Ende, Ekorantt.com – Kementerian Pendidikan dan Kebudayaan melalui Badan Pengembangan Bahasa dan Perbukuan, Kantor Bahasa NTT, melakukan penyuluhan “Penggunaan Bahasa di Media Luar Ruang”, di Kabupaten Ende.
Penyuluhan ini dilakukan setelah pihak terkait melakukan pemantauan penggunaan bahasa pada “media luar ruang” di 22 kabupaten dan kota di NTT, demikian tutur Ketua Panitia Irwan Alfreed Pellondou, kepada Ekora NTT, Minggu (22/6/2019).
Penyuluhan yang dilaksanakan di Gedung Ine Pare Ende selama empat hari (20-24 Juni 2019) ini, menghadirkan pemateri dari Kantor Bahasa Provinsi NTT, dan para pesertanya adalah Kepala Sekolah/Wakil Kepala Sekolah dari SD/MI dan SMP/MTs di Kabupaten Ende.
Menurut Irwan, tujuh objek pengutamaan bahasa negara yang sering digunakan di “media luar ruang”, terutama sekolah dan fasiltas publik, terlihat kurang menggunakan bahasa Indonesia sebagai bahasa negara. Bahkan, tidak sedikit juga yang keliru dalam
menggunakan bahasa Indonesia yang baik dan benar sesuai kaidahnya.
Ketujuh objek dimaksud ialah tulisan Nama Lembaga dan Gedung, tulisan Nama Sarana Umum, tulisan Nama Ruang Pertemuan, tulisan Nama Produk Barang/Jasa, tulisan Nama Jabatan, tulisan Penunjuk Arah atau Rambu Umum, dan tulisan Spanduk atau Alat Informasi Publik.
Kegiatan yang dibuka secara resmi oleh Kepala Seksi Peserta Didik dan Pembangunan Karakter, Dinas Pendidikan dan Kebudayaan Kabupaten Ende, Kamis (20/6/2019) itu, dilanjutkan dengan materi “Kebijakan Kantor Bahasa NTT” oleh Kepala Kantor Bahasa NTT Valentina L. Tanate.
Beliau mengharapkan, melalui kegiatan ini, pihak sekolah boleh mendapatkan pencerahan terkait penggunaan bahasa Indonesia di “media luar ruang”.
Salah satu peserta kegiatan, Kepala SMPN 1 Ende, Flavianus Sare, yang dimintai komentarnya, mengatakan, kegiatan ini sangat bermanfaat dan harus ditindaklanjuti oleh peserta, terutama di sekolah-sekolah.
“Saya apresiasi dan mohon agar kegiatan ini terus menerus dilakukan karena menjadi bagian dari menjaga penggunaan bahasa negara,” tuturnya.

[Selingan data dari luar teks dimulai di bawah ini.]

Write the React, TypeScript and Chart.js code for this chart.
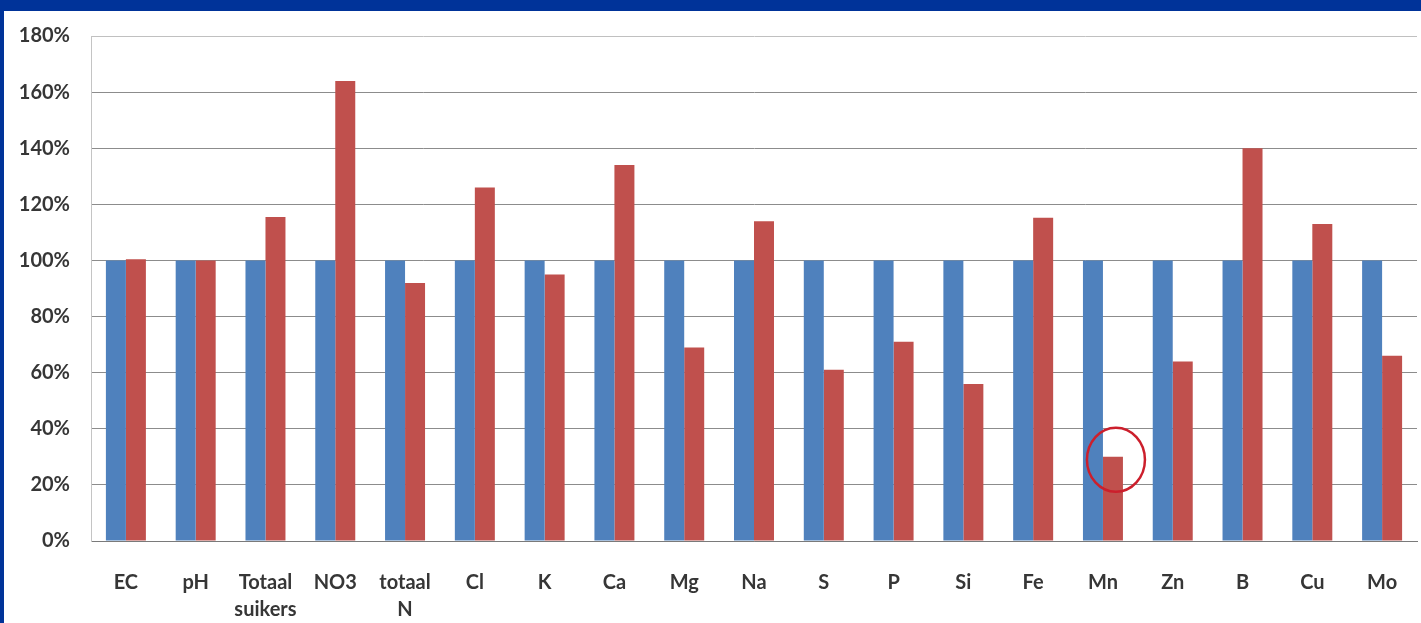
import React, { useEffect, useRef } from "react";
import { Chart, registerables } from "chart.js";

Chart.register(...registerables);

// Element names along the x axis (multi-line labels are arrays)
const categories: (string | string[])[] = [
  "EC",
  "pH",
  ["Totaal", "suikers"],
  "NO3",
  ["totaal", "N"],
  "Cl",
  "K",
  "Ca",
  "Mg",
  "Na",
  "S",
  "P",
  "Si",
  "Fe",
  "Mn",
  "Zn",
  "B",
  "Cu",
  "Mo",
];

// Reference level (100%) for every element
const referenceValues: number[] = [
  100, 100, 100, 100, 100, 100, 100, 100, 100, 100,
  100, 100, 100, 100, 100, 100, 100, 100, 100,
];

// Measured level relative to the reference, in percent
const measuredValues: number[] = [
  100.4, 100, 115.5, 164, 92, 126, 95, 134, 69, 114,
  61, 71, 56, 115.2, 30, 64, 140, 113, 66,
];

// Y axis range and step, in percent
const yMin = 0;
const yMax = 180;
const yStep = 20;

// Category whose measured bar gets a red ring
const highlightedIndex = 14; // Mn

const BLUE = "#4F81BD";
const RED = "#C0504D";
const TEXT = "#363636";
const FONT = "Lato, 'Liberation Sans', sans-serif";

const ringPlugin = {
  id: "ringHighlight",
  afterDatasetsDraw(chart: Chart) {
    const meta = chart.getDatasetMeta(1);
    const bar: any = meta.data[highlightedIndex];
    if (!bar) return;
    const ctx = chart.ctx;
    ctx.save();
    ctx.strokeStyle = "#cc1f2c";
    ctx.lineWidth = 2.5;
    ctx.beginPath();
    ctx.ellipse(bar.x + 3, bar.y + 3, 29, 32, 0, 0, Math.PI * 2);
    ctx.stroke();
    ctx.restore();
  },
};

export default function App() {
  const canvasRef = useRef<HTMLCanvasElement | null>(null);

  useEffect(() => {
    document.body.style.margin = "0";
    document.body.style.overflow = "hidden";
    const canvas = canvasRef.current;
    if (!canvas) return;
    const chart = new Chart(canvas, {
      type: "bar",
      data: {
        labels: categories,
        datasets: [
          {
            label: "Referentie",
            data: referenceValues,
            backgroundColor: BLUE,
            borderWidth: 0,
            categoryPercentage: 0.573,
            barPercentage: 1.0,
          },
          {
            label: "Meting",
            data: measuredValues,
            backgroundColor: RED,
            borderWidth: 0,
            categoryPercentage: 0.573,
            barPercentage: 1.0,
          },
        ],
      },
      options: {
        responsive: false,
        animation: false,
        layout: { padding: { top: 25, right: 4, bottom: 0, left: 0 } },
        plugins: {
          legend: { display: false },
          tooltip: { enabled: false },
        },
        scales: {
          x: {
            grid: { display: false, drawTicks: false },
            border: { display: true, color: "#7a7a7a", width: 1 },
            ticks: {
              color: TEXT,
              font: { family: FONT, size: 20, weight: "bold", lineHeight: 1.35 },
              padding: 28,
              maxRotation: 0,
              autoSkip: false,
            },
            afterFit(scale: any) {
              scale.height = 82;
              scale.paddingLeft = 0;
              scale.paddingRight = 0;
            },
          },
          y: {
            min: yMin,
            max: yMax,
            grid: {
              drawTicks: false,
              color: (ctx: any) => {
                const v = ctx.tick ? ctx.tick.value : null;
                if (v === yMax) return "#c0c0c0";
                if (v === yMin) return "#7a7a7a";
                return "#8c8c8c";
              },
              lineWidth: 1,
            },
            border: { display: true, color: "#c4c4c4", width: 1 },
            ticks: {
              stepSize: yStep,
              color: TEXT,
              font: { family: FONT, size: 20, weight: "bold" },
              padding: 21,
              callback: (v: any) => `${v}%`,
            },
            afterFit(scale: any) {
              scale.width = 87;
              scale.paddingTop = 0;
              scale.paddingBottom = 0;
            },
          },
        },
      },
      plugins: [ringPlugin],
    });
    return () => chart.destroy();
  }, []);

  return (
    <div
      style={{
        position: "relative",
        width: 1421,
        height: 623,
        background: "#003399",
        overflow: "hidden",
      }}
    >
      <div
        style={{
          position: "absolute",
          left: 4,
          top: 11,
          width: 1417,
          height: 612,
          background: "#ffffff",
        }}
      >
        <canvas ref={canvasRef} width={1417} height={612} style={{ display: "block" }} />
      </div>
    </div>
  );
}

Pantauan wartawan di lokasi kegiatan, kurang lebih 50 peserta hadir mengikuti kegiatan ini. Meskipun begitu, ada satu hal penting yang patut disadari oleh Pemerintah
ataupun Kantor Bahasa NTT, yakni niat baik meningkatkan minat baca.
Tanpa punya kemampuan membaca yang baik, ihwal menulis dengan baik dan benar hanya akan jadi laku omong kosong yang tak ada gunanya.
Poin ini mesti diresapi oleh seluruh elemen masyarakat. Dan tentu saja, kehadiran komunitas-komunitas baca atau literasi di NTT harusnya juga didukung oleh Pemerintah.
Boleh jadi, kesalahan penulisan pada ruang-ruang publik itu merupakan ceruk kecil dari puncak gunung es perkara tidak diperhatikannya semangat baca dan tulis yang mendera masyarakat NTT.